The API returns a comprehensive data object. It includes a "deliverability" status, a machine-learning-based "quality_score", and boolean flags for format validity, disposable domains, and more. This layered result eliminates the developer hours spent on the maintenance of complex regex rules.

Final Thoughts

Traditional regex checks are brittle. They often fail to catch undeliverable addresses and incorrectly flag valid ones. Abstract API overcomes these limits with real-time deliverability tests and comprehensive domain checks. To validate user emails with confidence, create an account on Abstract API and get your free API key.

Frequently Asked Questions

What does regex email validation actually check?

Regex email validation checks the structural format of an address: that there are characters before and after the "@" symbol, a dot in the domain portion, and no disallowed characters like spaces. It confirms the string looks like an email address but cannot verify whether a mailbox actually exists or whether the domain accepts mail.
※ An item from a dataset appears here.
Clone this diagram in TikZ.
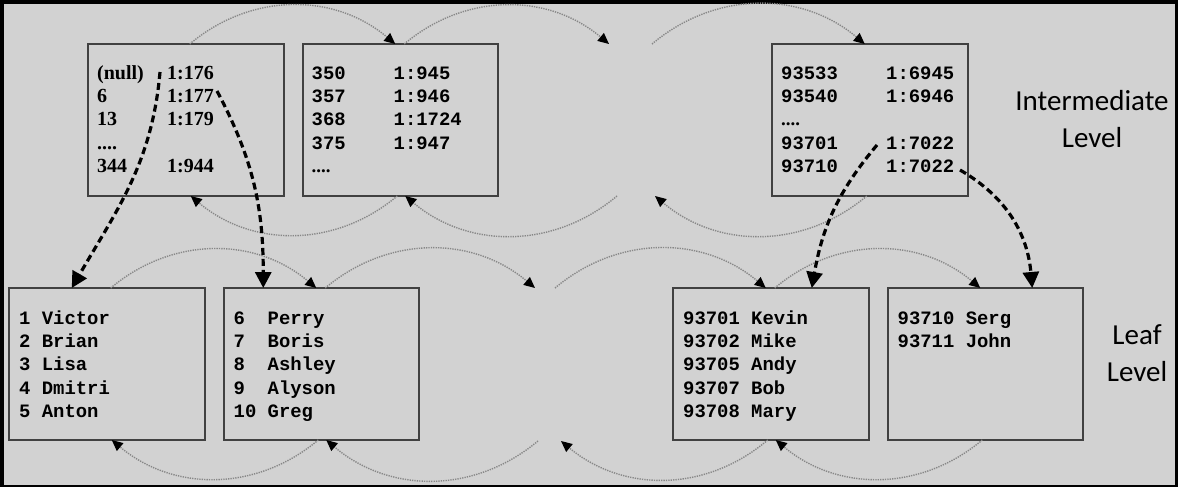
\documentclass[tikz,border=0pt]{standalone}
\usepackage{fontspec}
\usetikzlibrary{positioning,arrows.meta}
\newfontfamily\monofont{Liberation Mono}
\newfontfamily\seriffont{Liberation Serif}
\newfontfamily\labelfont{Carlito}
\definecolor{paper}{RGB}{210,210,210}
\definecolor{edge}{RGB}{65,65,65}
\definecolor{dotgray}{RGB}{135,135,135}
\newcommand{\moredots}{{\seriffont\bfseries ....}}

\tikzset{
  page/.style={x=1pt, y=1pt},
  box/.style={draw=edge, line width=2pt, minimum width=195.5pt, minimum height=152pt, inner sep=0pt, outer sep=0pt},
  rows/.style={anchor=base west, inner sep=0pt, font=\monofont\bfseries\fontsize{18.9}{23.4}\selectfont},
  serifrows/.style={rows, font=\seriffont\bfseries\fontsize{20}{23.4}\selectfont},
  link/.style={draw=dotgray, line width=1.4pt, dash pattern=on 1.3pt off 1.1pt, -{Triangle[length=11pt,width=10pt,color=black]}},
  ptr/.style={line width=3.2pt, dash pattern=on 7pt off 4pt, -{Triangle[length=16pt,width=16pt]}},
  level/.style={font=\labelfont\fontsize{29}{37}\selectfont, align=center, text=black}
}

\begin{document}
\begin{tikzpicture}[page]
        \useasboundingbox (0,0) rectangle (1178,-487);
        \fill[black] (0,0) rectangle (1178,-487);
        \fill[paper] (4,-4) rectangle (1175,-485);

        % Intermediate level pages
        \node[box, anchor=north west] (I1) at (88,-44) {};
        \node[box, right=19pt of I1] (I2) {};
        \node[box, right=274pt of I2] (I3) {};

        % Leaf level pages
        \node[box, anchor=north west] (L1) at (9,-288) {};
        \node[box, right=19pt of L1] (L2) {};
        \node[box, right=254pt of L2] (L3) {};
        \node[box, right=19pt of L3] (L4) {};

        % Page rows
        \node[serifrows] (I1-rows) at ([shift={(9,-35)}]I1.north west) {\begin{tabular}[t]{@{}p{70pt}@{}l@{}}
            (null) & 1:176\\ 6 & 1:177\\ 13 & 1:179\\ .... & \\ 344 & 1:944
        \end{tabular}};
        \node[rows] (I2-rows) at ([shift={(9,-35)}]I2.north west) {\begin{tabular}[t]{@{}p{82pt}@{}l@{}}
            350 & 1:945\\ 357 & 1:946\\ 368 & 1:1724\\ 375 & 1:947\\ \moredots &
        \end{tabular}};
        \node[rows] (I3-rows) at ([shift={(9,-35)}]I3.north west) {\begin{tabular}[t]{@{}p{105pt}@{}l@{}}
            93533 & 1:6945\\ 93540 & 1:6946\\ \moredots & \\ 93701 & 1:7022\\ 93710 & 1:7022
        \end{tabular}};
        \node[rows] (L1-rows) at ([shift={(10,-36)}]L1.north west) {\begin{tabular}[t]{@{}l@{}}
            1 Victor\\ 2 Brian\\ 3 Lisa\\ 4 Dmitri\\ 5 Anton
        \end{tabular}};
        \node[rows] (L2-rows) at ([shift={(10,-36)}]L2.north west) {\begin{tabular}[t]{@{}l@{}}
            6\ \ Perry\\ 7\ \ Boris\\ 8\ \ Ashley\\ 9\ \ Alyson\\ 10 Greg
        \end{tabular}};
        \node[rows] (L3-rows) at ([shift={(10,-36)}]L3.north west) {\begin{tabular}[t]{@{}l@{}}
            93701 Kevin\\ 93702 Mike\\ 93705 Andy\\ 93707 Bob\\ 93708 Mary
        \end{tabular}};
        \node[rows] (L4-rows) at ([shift={(10,-36)}]L4.north west) {\begin{tabular}[t]{@{}l@{}}
            93710 Serg\\ 93711 John
        \end{tabular}};

        % Level labels
        \node[level] (midlabel) at (1092,-119) {Intermediate\\Level};
        \node[level] (leaflabel) at (1137,-353) {Leaf\\Level};

        % Open ends of the page chains
        \coordinate (gapI-tin) at (609,-44);
        \coordinate (gapI-tout) at (652,-44);
        \coordinate (gapI-bout) at (617,-196);
        \coordinate (gapI-bin) at (655,-196);
        \coordinate (gapL-tin) at (535,-288);
        \coordinate (gapL-tout) at (555,-288);
        \coordinate (gapL-bout) at (538,-441);
        \coordinate (gapL-bin) at (561,-441);

        % Next / previous page links
        \foreach \a/\b in {I1/I2, L1/L2, L3/L4} {
            \draw[link] ([xshift=4pt]\a.north) to[bend left=40] ([xshift=-5pt]\b.north);
            \draw[link] ([xshift=-3pt]\b.south) to[bend left=40] ([xshift=5pt]\a.south);
        }
        \draw[link] ([xshift=4pt]I2.north) to[bend left=40] (gapI-tin);
        \draw[link] (gapI-tout) to[bend left=40] ([xshift=-5pt]I3.north);
        \draw[link] (gapI-bout) to[bend left=40] ([xshift=5pt]I2.south);
        \draw[link] ([xshift=-3pt]I3.south) to[bend left=40] (gapI-bin);
        \draw[link] ([xshift=4pt]L2.north) to[bend left=40] (gapL-tin);
        \draw[link] (gapL-tout) to[bend left=40] ([xshift=-5pt]L3.north);
        \draw[link] (gapL-bout) to[bend left=40] ([xshift=5pt]L2.south);
        \draw[link] ([xshift=-3pt]L3.south) to[bend left=40] (gapL-bin);

        % Pointers down to the leaf pages
        \coordinate (p176) at ([shift={(72,-28)}]I1.north west);
        \coordinate (p177) at ([shift={(129,-47)}]I1.north west);
        \coordinate (p7022a) at ([shift={(105,-101)}]I3.north west);
        \coordinate (p7022b) at ([shift={(188,-126)}]I3.north west);
        \draw[ptr] (p176) to[out=-95, in=60] ([xshift=-35pt]L1.north);
        \draw[ptr] (p177) to[out=-62, in=90] ([xshift=-58pt]L2.north);
        \draw[ptr] (p7022a) to[out=-130, in=80] ([xshift=41pt]L3.north);
        \draw[ptr] (p7022b) to[out=-30, in=95] ([xshift=47pt]L4.north);

\end{tikzpicture}
\end{document}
Which regex pattern should I use for email validation?

The right pattern depends on your use case. A minimal structural filter works well for quick front-end pre-filtering, while the HTML standard ABNF pattern aligns with browser validation and handles most real-world addresses. A near-RFC 5322 pattern covers edge cases like quoted local-parts and IP domain literals, but it becomes very complex and harder to maintain safely.

Why can't regex alone confirm an email is deliverable?

Regex only parses the text string: it has no way to check whether the domain has valid MX records or whether an SMTP server will accept the address. An address can pass every regex check and still bounce because the mailbox does not exist or the domain has been decommissioned. Deliverability testing requires live DNS and SMTP lookups.

What are the main risks of using complex regex for email validation?

Complex patterns with nested quantifiers can trigger catastrophic backtracking, causing exponential CPU usage on certain inputs (a vulnerability known as a ReDoS attack). They also become difficult to review and maintain, increasing the chance that a future edit silently breaks valid address acceptance or introduces a security hole.

Do TLD-whitelisted regex patterns stay accurate over time?

No. TLD-whitelisted patterns check domains against a hardcoded list sourced from registries like IANA, which means any new top-level domain that launches after the list was compiled will cause valid addresses to be rejected. Keeping the list current requires an ongoing maintenance process that most teams underestimate.

When should I use an API instead of regex for email validation?

Use an API when accuracy matters beyond basic formatting, for example, at sign-up flows, before sending transactional email, or when scrubbing a list to reduce bounce rates. An API like Abstract's email validation combines syntax checking with real-time MX lookups, SMTP handshakes, disposable-domain detection, and typo correction, covering all the gaps that regex cannot address on its own.